Filter the entries that follow, copying every line in which the word "diagram" appears.

» Data listing
>>>
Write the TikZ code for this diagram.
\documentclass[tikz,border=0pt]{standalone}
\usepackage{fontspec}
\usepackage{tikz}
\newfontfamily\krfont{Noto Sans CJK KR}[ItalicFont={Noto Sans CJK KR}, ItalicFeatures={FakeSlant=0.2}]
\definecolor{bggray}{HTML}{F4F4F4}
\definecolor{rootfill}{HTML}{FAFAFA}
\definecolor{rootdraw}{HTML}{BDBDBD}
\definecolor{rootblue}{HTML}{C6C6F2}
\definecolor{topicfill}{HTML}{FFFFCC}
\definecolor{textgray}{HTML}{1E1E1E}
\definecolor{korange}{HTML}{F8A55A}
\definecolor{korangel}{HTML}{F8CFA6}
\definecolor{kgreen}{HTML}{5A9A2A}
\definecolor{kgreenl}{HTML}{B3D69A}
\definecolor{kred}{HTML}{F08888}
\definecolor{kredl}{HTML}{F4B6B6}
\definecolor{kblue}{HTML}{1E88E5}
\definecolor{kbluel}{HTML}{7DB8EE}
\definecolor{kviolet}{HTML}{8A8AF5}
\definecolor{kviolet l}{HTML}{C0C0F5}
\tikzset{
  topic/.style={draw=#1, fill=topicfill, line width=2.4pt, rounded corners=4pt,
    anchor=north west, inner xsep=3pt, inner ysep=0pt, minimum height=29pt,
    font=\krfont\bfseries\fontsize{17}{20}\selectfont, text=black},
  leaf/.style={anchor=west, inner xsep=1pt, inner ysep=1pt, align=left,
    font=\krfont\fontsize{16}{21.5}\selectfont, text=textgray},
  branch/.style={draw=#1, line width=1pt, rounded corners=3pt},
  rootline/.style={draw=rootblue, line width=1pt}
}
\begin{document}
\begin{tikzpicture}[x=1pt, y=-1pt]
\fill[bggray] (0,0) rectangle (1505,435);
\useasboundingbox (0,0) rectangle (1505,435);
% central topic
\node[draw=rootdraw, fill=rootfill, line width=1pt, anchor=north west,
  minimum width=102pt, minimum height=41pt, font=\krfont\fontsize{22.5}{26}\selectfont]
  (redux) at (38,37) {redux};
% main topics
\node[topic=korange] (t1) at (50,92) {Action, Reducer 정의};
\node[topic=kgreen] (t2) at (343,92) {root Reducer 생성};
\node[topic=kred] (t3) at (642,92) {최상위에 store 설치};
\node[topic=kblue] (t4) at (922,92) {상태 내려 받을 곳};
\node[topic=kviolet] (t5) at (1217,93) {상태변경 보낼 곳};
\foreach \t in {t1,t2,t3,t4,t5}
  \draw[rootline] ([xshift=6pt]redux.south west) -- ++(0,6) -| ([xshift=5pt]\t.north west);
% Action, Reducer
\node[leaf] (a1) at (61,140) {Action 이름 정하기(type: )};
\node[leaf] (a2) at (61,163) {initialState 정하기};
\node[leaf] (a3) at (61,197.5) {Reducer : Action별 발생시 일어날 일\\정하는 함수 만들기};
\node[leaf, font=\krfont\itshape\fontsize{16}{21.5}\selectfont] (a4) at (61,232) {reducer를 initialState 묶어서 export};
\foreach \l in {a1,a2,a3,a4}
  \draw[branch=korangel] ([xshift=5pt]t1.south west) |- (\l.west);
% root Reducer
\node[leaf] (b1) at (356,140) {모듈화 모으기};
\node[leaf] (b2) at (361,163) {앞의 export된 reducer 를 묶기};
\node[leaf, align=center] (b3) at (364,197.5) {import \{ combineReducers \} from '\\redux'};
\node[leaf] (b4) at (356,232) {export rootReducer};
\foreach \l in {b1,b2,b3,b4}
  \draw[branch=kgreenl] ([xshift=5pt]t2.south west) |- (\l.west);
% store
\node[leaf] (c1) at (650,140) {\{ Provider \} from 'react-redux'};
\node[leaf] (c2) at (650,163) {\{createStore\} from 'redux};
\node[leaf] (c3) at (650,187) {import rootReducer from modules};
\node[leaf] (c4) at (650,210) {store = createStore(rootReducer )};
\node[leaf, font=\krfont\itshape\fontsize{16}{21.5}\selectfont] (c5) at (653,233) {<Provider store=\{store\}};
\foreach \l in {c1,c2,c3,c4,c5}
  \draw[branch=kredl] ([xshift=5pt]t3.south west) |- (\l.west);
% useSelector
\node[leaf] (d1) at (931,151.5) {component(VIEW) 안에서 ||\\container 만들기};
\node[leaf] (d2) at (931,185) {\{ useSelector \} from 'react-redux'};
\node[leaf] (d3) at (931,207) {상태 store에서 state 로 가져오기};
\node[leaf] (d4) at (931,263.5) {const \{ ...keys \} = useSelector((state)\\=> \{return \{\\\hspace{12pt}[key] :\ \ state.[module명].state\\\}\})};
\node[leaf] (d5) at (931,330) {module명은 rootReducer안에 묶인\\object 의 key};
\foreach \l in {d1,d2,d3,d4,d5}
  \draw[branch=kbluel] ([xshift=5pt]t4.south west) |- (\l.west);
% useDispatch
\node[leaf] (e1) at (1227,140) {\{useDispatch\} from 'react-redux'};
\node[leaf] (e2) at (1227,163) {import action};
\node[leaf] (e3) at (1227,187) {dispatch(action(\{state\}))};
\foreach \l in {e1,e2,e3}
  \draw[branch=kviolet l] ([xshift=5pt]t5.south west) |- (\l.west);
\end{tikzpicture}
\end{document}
<<<
>>>
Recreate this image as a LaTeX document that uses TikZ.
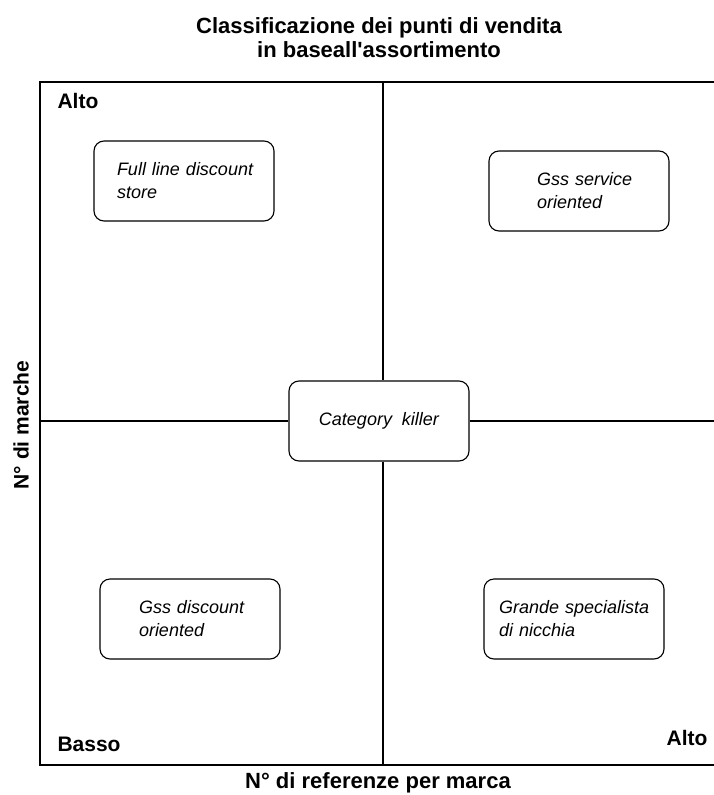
<<<
>>>
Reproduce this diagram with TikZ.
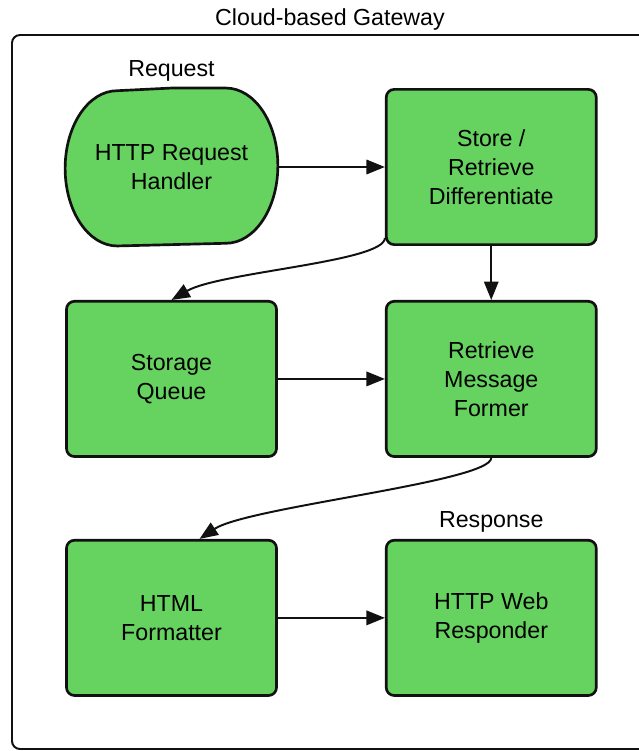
<<<
» Exercise output
Write the TikZ code for this diagram.
Reproduce this diagram with TikZ.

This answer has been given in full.